For one thing, there is a reason why all this manufacturing and marketing have been so successful, and it is not because Merrill Lynch and its confreres have plied us with too much bull. "The two very basic financial instruments by which we have all lived for a long, long time were the savings account and the whole-life insurance policy," observed James S. Riepe, director of T. Rowe Price Associates's mutual funds division, not long ago. "And they failed." The invention of new places to put your money and new ways to protect your assets, in short, met a real need. They still do. And the bigger firms are likely to be out front in coming up with new improvements.

Then, too, you can keep dealing with the same old banker, broker, and insurance agent. But don't be surprised if one or all get bought out -- or if they suddenly try to sell you on tax-managed growth funds and convertible debentures. In the age of the financial supermarket, the mom-and-pop store has to do its best to keep up. So do you.

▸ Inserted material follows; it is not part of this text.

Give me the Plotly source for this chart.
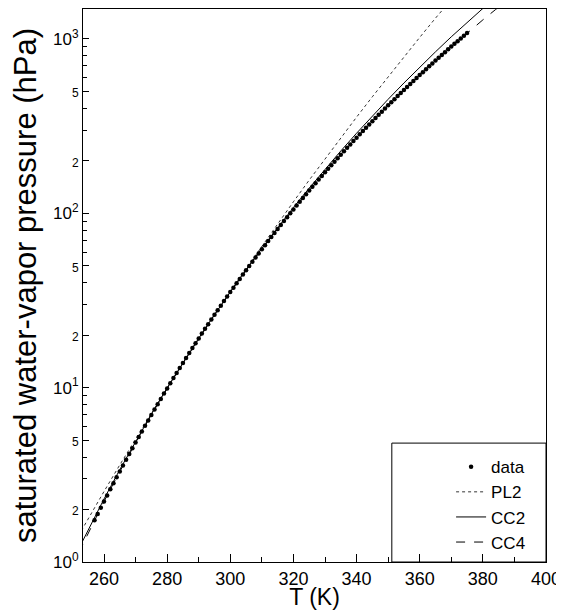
import plotly.graph_objects as go

# ---- data: saturated water-vapour pressure (hPa) vs T (K) ----
data_T = list(range(257, 376))
data_p = [1.736, 1.887, 2.048, 2.223, 2.41, 2.611, 2.827, 3.058, 3.307, 3.573,
          3.859, 4.164, 4.491, 4.84, 5.213, 5.612, 6.037, 6.491, 6.974, 7.49,
          8.038, 8.622, 9.244, 9.904, 10.61, 11.35, 12.14, 12.98, 13.87, 14.81,
          15.81, 16.87, 17.99, 19.17, 20.42, 21.75, 23.14, 24.62, 26.17, 27.81,
          29.55, 31.37, 33.29, 35.32, 37.44, 39.69, 42.04, 44.52, 47.12,
          49.86, 52.73, 55.74, 58.9, 62.22, 65.69, 69.34, 73.15, 77.15, 81.33,
          85.7, 90.28, 95.07, 100.1, 105.3, 110.8, 116.5, 122.4, 128.6, 135.1,
          141.9, 148.9, 156.3, 163.9, 171.9, 180.2, 188.8, 197.8, 207.1, 216.9,
          227, 237.5, 248.4, 259.7, 271.5,
          283.7, 296.4, 309.5, 323.2, 337.3, 352, 367.2, 383, 399.3, 416.2,
          433.7, 451.9, 470.6, 490, 510.1, 530.8, 552.3, 574.5, 597.4, 621.1,
          645.5, 670.8, 696.9, 723.8, 751.6, 780.2, 809.8, 840.3, 871.8, 904.2,
          937.6, 972, 1007, 1044, 1082]

# ---- fitted curves ----
cc4_T = list(range(252, 392, 4))
cc4_p = [1.134, 1.597, 2.223, 3.058, 4.164, 5.612, 7.49, 9.904, 12.98, 16.87,
         21.75, 27.81, 35.32, 44.52, 55.74, 69.34, 85.7, 105.3, 128.6, 156.3,
         188.8, 227, 271.5, 323.2, 383, 451.9, 530.8, 621.1, 723.8, 840.3,
         972, 1120, 1287, 1474, 1682]

fit_T = list(range(250, 395, 5))
cc2_p = [1.011, 1.537, 2.298, 3.386, 4.917, 7.043, 9.961, 13.92, 19.22, 26.26,
         35.5, 47.53, 63.03, 82.84, 108, 139.5, 179, 227.8, 288, 361.6,
         451, 559.1, 689, 844.2, 1029, 1247, 1504, 1805, 2156]
pl2_p = [1.232, 1.775, 2.538, 3.606, 5.089, 7.136, 9.947, 13.78, 18.99, 26.03,
         35.47, 48.11, 64.92, 87.18, 116.5, 155.1, 205.5, 271.1, 356.2, 466.2,
         607.8, 789.4, 1021, 1317, 1693, 2168, 2767, 3521, 4466]

# ---- axis ticks ----
x_major = [260, 280, 300, 320, 340, 360, 380, 400]
x_minor = [270, 290, 310, 330, 350, 370, 390]
y_major = [1, 2, 5, 10, 20, 50, 100, 200, 500, 1000]
y_labels = ["10<sup>0</sup>", "2", "5", "10<sup>1</sup>", "2", "5",
            "10<sup>2</sup>", "2", "5", "10<sup>3</sup>"]
y_minor = [3, 4, 6, 7, 8, 9, 30, 40, 60, 70, 80, 90, 300, 400, 600, 700, 800, 900]

FONT = "Liberation Sans, Arial, sans-serif"


def fmt_label(t):
    if "sup" in t:
        return t
    return '<span style="font-size:12px">' + t + "</span>"


fig = go.Figure()
fig.add_trace(go.Scatter(x=data_T, y=data_p, mode="markers", name="data",
                         marker=dict(color="black", size=4.5)))
fig.add_trace(go.Scatter(x=fit_T, y=pl2_p, mode="lines", name="PL2",
                         line=dict(color="black", width=0.8, dash="dot")))
fig.add_trace(go.Scatter(x=fit_T, y=cc2_p, mode="lines", name="CC2",
                         line=dict(color="black", width=1)))
fig.add_trace(go.Scatter(x=cc4_T, y=cc4_p, mode="lines", name="CC4",
                         line=dict(color="black", width=1, dash="dash")))

fig.update_layout(
    width=556, height=602,
    margin=dict(l=75, r=18, t=1, b=48),
    paper_bgcolor="white", plot_bgcolor="white",
    font=dict(family=FONT, color="black", size=18),
    showlegend=True,
    legend=dict(x=0.795, y=0.204, xanchor="left", yanchor="top",
                bgcolor="rgba(0,0,0,0)", borderwidth=0,
                font=dict(size=17, family=FONT), tracegroupgap=0),
    xaxis=dict(range=[253.35, 400], showline=True, linecolor="black", linewidth=1,
               mirror=True, showgrid=False, zeroline=False, automargin=False,
               tickmode="array", tickvals=x_major,
               ticks="inside", ticklen=8, tickcolor="black",
               minor=dict(tickvals=x_minor, ticks="inside", ticklen=5, tickcolor="black"),
               tickfont=dict(size=18),
               title=dict(text="T (K)", font=dict(size=23), standoff=2)),
    yaxis=dict(type="log", range=[0, 3.172], showline=True, linecolor="black", linewidth=1,
               mirror=True, showgrid=False, zeroline=False, automargin=False,
               tickmode="array", tickvals=y_major,
               ticktext=[fmt_label(t) for t in y_labels],
               ticks="inside", ticklen=6, tickcolor="black",
               minor=dict(tickvals=y_minor, ticks="inside", ticklen=4, tickcolor="black"),
               tickfont=dict(size=17),
               title=dict(text="saturated water-vapor pressure (hPa)",
                          font=dict(size=31), standoff=16)),
    shapes=[dict(type="rect", xref="paper", yref="paper",
                 x0=0.667, x1=1.0, y0=0.0, y1=0.215,
                 line=dict(color="black", width=1), fillcolor="rgba(0,0,0,0)")],
)

fig.write_html("out.html")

You may, given the confusion that surrounds the industry at the moment, want to look into hiring a financial planner. Most of the big firms offer financial planning themselves, but the service should be regarded with a modest amount of skepticism. Supermarkets don't have a salesperson walking the aisles with you telling you what you need. Besides, as David Silver, president of Investment Company Institute in Washington, D.C., points out, a company's chief sales pitch is likely to be aimed at whatever provides its basic business. A bank will see itself primarily as selling cash transactions, a brokerage firm will encourage margin trading, and so forth.

The subject of financial planning will be discussed again in this column soon. In the meantime, watch the newspapers. Like any fast-growing manufacturing industry, the financial services business is likely to be trumpeting as many new products as Procter & Gamble. And like any good marketer, it will be looking for new ways to peddle its wares.

You are, you can be sure, on its list of prospects.